In most cultures, feasts are associated with festivals and rites of passage such as marriage, childbirth and the end of bereavement. Food was a powerful tool to establish religious and communal identity. Kosher food ensured that the Jewish people retained their identity as they wandered the world seeking a home. In Muslim households, the holy month of Ramzan is marked by fasting by day and feasting at night; everyone breaks the fast with dates on sighting of the moon. In many Christian households, during Lent, no egg or fish is eaten leading to large consumption of eggs after Easter. Hindus become strict vegetarian either in the month of Shravan or the month of Kartik. Sour food is not eaten on Fridays to remind the household of Santoshi, the goddess of satisfaction. The kitchen fires are not used for several days when a death occurs in the family. Hindus offer Shiva raw milk, Krishna butter, while the goddess is offered lime. Thus through rites and rituals, food comes to acquire meaning.

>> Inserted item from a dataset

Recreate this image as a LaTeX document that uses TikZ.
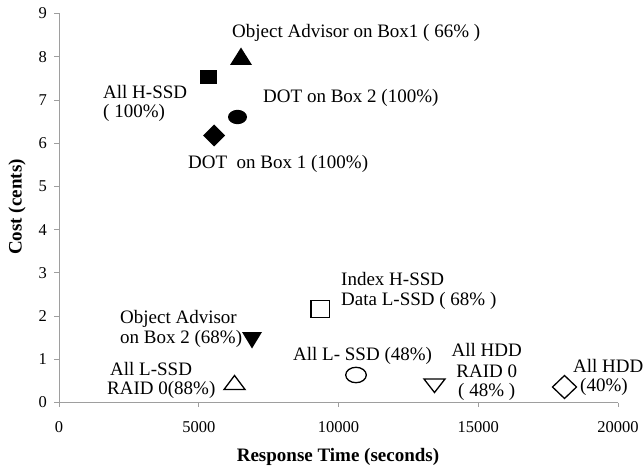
\documentclass[tikz,border=0pt]{standalone}
\usepackage{fontspec}
\setmainfont{Liberation Serif}
\newcommand\twolines[3]{\vtop{\baselineskip=#1\hbox{#2}\hbox{#3}}}
\newcommand\ctrline[1]{\hbox to 71pt{\hfil #1\hfil}}
\begin{document}
\begin{tikzpicture}[x=1pt,y=1pt,
  axisline/.style={draw=black!38, line width=0.9pt},
  ticklab/.style={font=\fontsize{16.5}{18}\selectfont, inner sep=0pt},
  lab/.style={font=\fontsize{19}{21}\selectfont, inner sep=0pt, anchor=base west},
  ttl/.style={font=\fontsize{19}{21}\selectfont\bfseries, inner sep=0pt},
  filledmk/.style={fill=black, draw=none},
  openmk/.style={draw=black, line width=1.3pt, fill=none, line join=miter}]
\useasboundingbox (0,-470) rectangle (644,0);
% axes
\draw[axisline] (59,-13.5) -- (59,-402.5) -- (618,-402.5);
\foreach \k in {0,...,9} {
  \draw[axisline] (54,{-402.5+\k*43.22}) -- (59,{-402.5+\k*43.22});
  \node[ticklab, anchor=east] (yt\k) at (47,{-402.5+\k*43.22}) {\k};
}
\foreach \k/\v in {0/0,1/5000,2/10000,3/15000,4/20000} {
  \draw[axisline] ({59+\k*139.75},-402.5) -- ({59+\k*139.75},-407);
  \node[ticklab] (xt\k) at ({59+\k*139.75},-427.5) {\v};
}
\node[ttl] (xtitle) at (338,-457) {Response Time (seconds)};
\node[ttl, rotate=90] (ytitle) at (17,-207) {Cost (cents)};
% filled markers
\fill[filledmk] (230,-65) -- (252,-65) -- (241,-47.5) -- cycle;
\fill[filledmk] (199.5,-70.5) rectangle (216.5,-84.5);
\fill[filledmk] (237.5,-117) ellipse (9.5 and 7.2);
\fill[filledmk] (214,-124.5) -- (225,-135.5) -- (214,-146.5) -- (203,-135.5) -- cycle;
\fill[filledmk] (242,-332) -- (262,-332) -- (252,-348.5) -- cycle;
% open markers
\draw[openmk] (224,-389.5) -- (245,-389.5) -- (234.5,-375.5) -- cycle;
\draw[openmk] (311,-300.5) rectangle (329.5,-317.5);
\draw[openmk] (356,-375) ellipse (10.3 and 7.7);
\draw[openmk] (424,-379) -- (445,-379) -- (434.5,-392.5) -- cycle;
\draw[openmk] (564.5,-375.5) -- (576.5,-387) -- (564.5,-398.5) -- (552.5,-387) -- cycle;
% labels
\node[lab] (l1) at (232,-38) {Object Advisor on Box1 ( 66\% )};
\node[lab] (l2) at (103,-99) {\twolines{19pt}{All H-SSD}{( 100\%)}};
\node[lab] (l3) at (263,-103) {DOT on Box 2 (100\%)};
\node[lab] (l4) at (188,-169) {DOT\ \ on Box 1 (100\%)};
\node[lab] (l5) at (341,-285) {\twolines{20pt}{Index H-SSD}{Data L-SSD ( 68\% )}};
\node[lab] (l6) at (120,-323) {\twolines{20pt}{Object Advisor}{on Box 2 (68\%)}};
\node[lab] (l7) at (107,-375.5) {\twolines{19pt}{\hskip3pt All L-SSD}{RAID 0(88\%)}};
\node[lab] (l8) at (293,-360) {All L- SSD (48\%)};
\node[lab] (l9) at (451,-356) {\vtop{\baselineskip=19pt\ctrline{All HDD}\vskip2pt\ctrline{RAID 0}\ctrline{( 48\% )}}};
\node[lab] (l10) at (573,-372) {\twolines{19pt}{All HDD}{\hskip7pt(40\%)}};
\end{tikzpicture}
\end{document}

The way food is eaten also has impact on the way we think. Imagine eating a proper four course meal ― first there is the soup, then the salad, then the main course and finally dessert. Everything is controlled and sequential. Now imagine eating a thali ― everything served simultaneously, the salad, the rice, the roti, the curries, the sweets, even the chutneys and papad. The Western meal is served in a linear way while the Indian meal is served in a cyclical way. The movement of the hand in Western food as the meat is cut and forked is highly linear while the finger moves circularly while tearing the roti or mixing the rice. The Indian dishes are not eaten individually but have to be mixed, a practice that is uniquely Indian. So in Western cuisine, we taste what the cook serves but in Indian cuisine we taste our own mixture. This is the height of customization. Could this be the reason why Indians are so individualistic and resist working in a team as a group?